Mehmet Ayvalıtaş’ın annesi Fadime Ayvalıtaş: Yaram her geçen gün daha fazla kanıyor başbakan yüzünden. Benim yaramı o kanatıyor. Acaba kendi evladının başına bunlar gelse böyle konuşabilir miydi?

Mehmet Ayvalıtaş’ın babası Ali Ayvalıtaş: Biz insanız. Dini inançlarımız var. Ne olduğunun ne önemi var. Başbakan çocuklarımıza çapulcu diyor, benim içim yanıyor.

Medeni Yıldırım’ın annesi Fehriye Yıldırım: Oğlum vurulduğunda 19′unun ilk günüydü. 18′i yeni bitmişti. Medeni’nin katili bellidir. Oğlumun ve tüm bu çocukların katili Tayyip Erdoğan’dır. Biraz vicdanı olsaydı, vicdanı onu tartardı. Ama başbakan vicdansızdır. Gencecik çocukların katilidir. Eline taş bile almamış oğlumun katillerinin bulunmasını istiyorum. Umarım oğlum başbakanın rüyasına girer. Oğlum sınav sonucu dahi öğrenemeden katledildi.

Medeni Yıldırım’ın ağabeyi Mehmet Yıldırım: Kardeşim Lice’de kolluk kuvvetleri tarafından katledildi. Ben de oradaydım. Karakoldan çapraz ateş açtılar. Yaralıları toplamaya çalışıyorduk. Bir yandan da sürekli gaz bombası atılıyordu. 9 yaralı var dendi ama 21 yaralı vardı. Tamamı silahla ateş açılması sonucu yaralandı. Birçoğu sırtından vuruldu. Kamera görüntülerinde neden ses yok? Benim kardeşim sınava yeni girmişti. Sonucu öğrenmek için üç gün sonra Diyarbakır’a gidecekti. Gidemedi, sonucunu göremedi.

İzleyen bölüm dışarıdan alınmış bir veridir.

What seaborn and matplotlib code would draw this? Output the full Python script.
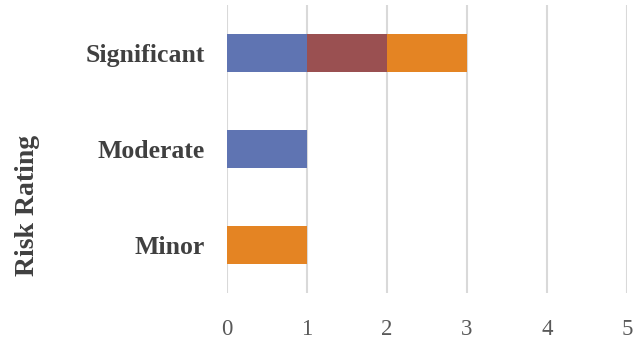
import matplotlib
matplotlib.use("Agg")
import matplotlib.pyplot as plt
import pandas as pd
import seaborn as sns

# data
ratings = ["Significant", "Moderate", "Minor"]
series_a = [1, 1, 0]   # blue
series_b = [1, 0, 0]   # dark red
series_c = [1, 0, 1]   # orange
x_ticks = [0, 1, 2, 3, 4, 5]

BLUE = "#5F74B2"
RED = "#9A5051"
ORANGE = "#E48423"

df = pd.DataFrame({"rating": ratings, "a": series_a, "b": series_b, "c": series_c})
df["ab"] = df["a"] + df["b"]
df["abc"] = df["ab"] + df["c"]

sns.set_style("white")
plt.rcParams["font.family"] = ["Liberation Serif", "DejaVu Serif"]

fig = plt.figure(figsize=(6.43, 3.41), dpi=100)
ax = fig.add_axes([227 / 643, 48 / 341, 400 / 643, 288 / 341])

# stacked bars: draw cumulative totals, largest first
for col, colour in [("abc", ORANGE), ("ab", RED), ("a", BLUE)]:
    sns.barplot(data=df, x=col, y="rating", order=ratings, orient="h",
                color=colour, width=0.4, linewidth=0, saturation=1, ax=ax)

ax.set_xlim(0, 5)
ax.set_ylim(2.5, -0.5)
ax.set_xticks(x_ticks)
ax.set_xticklabels([str(t) for t in x_ticks], fontsize=16.5, color="#595959")
ax.tick_params(axis="x", length=0, pad=19)
ax.tick_params(axis="y", length=0, pad=16)
for lbl in ax.get_yticklabels():
    lbl.set_fontsize(18.5)
    lbl.set_fontweight("bold")
    lbl.set_color("#404040")

ax.xaxis.grid(True, color="#D9D9D9", linewidth=1.5)
ax.set_axisbelow(True)
for s in ax.spines.values():
    s.set_visible(False)

ax.set_xlabel("")
ax.set_ylabel("")
fig.text(28 / 643, 1 - 205 / 341, "Risk Rating", rotation=90, ha="center", va="center",
         fontsize=20, fontweight="bold", color="#404040")

fig.savefig("out.png", dpi=100)
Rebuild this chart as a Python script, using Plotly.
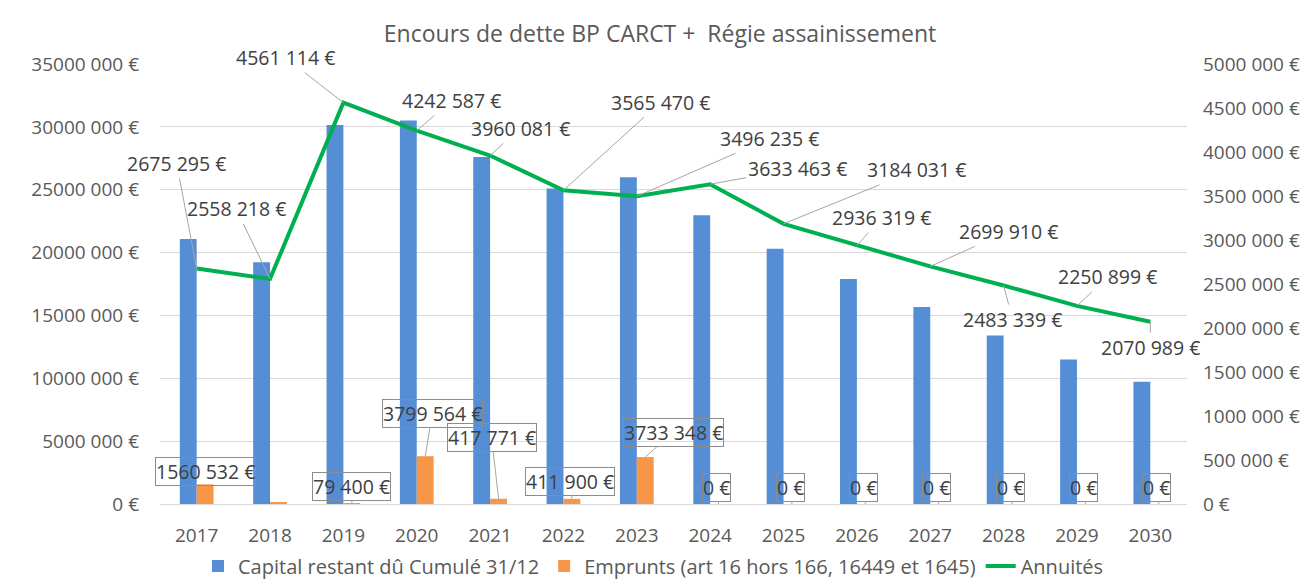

Gözünü kaybeden Erdal Sarıkaya: 11 Haziran’da polisin doğrudan hedefleyerek attığı gaz bombasıyla gözümü kaybettim. Eşim her gün damla damlatırken köşeye çekilip ağlayan annemin hesabını kim verecek? Ama ben karanlık bir dünyaya iki gözle bakmaktansa, aydınlık bir dünyaya tek gözle bakmayı tercih ederim. Bu ülke için gözümü feda ederim. Bizler palalı değiliz, bizler halkız. Gözümü kaybettiğimden beri işimi kaybettim ve işsizim.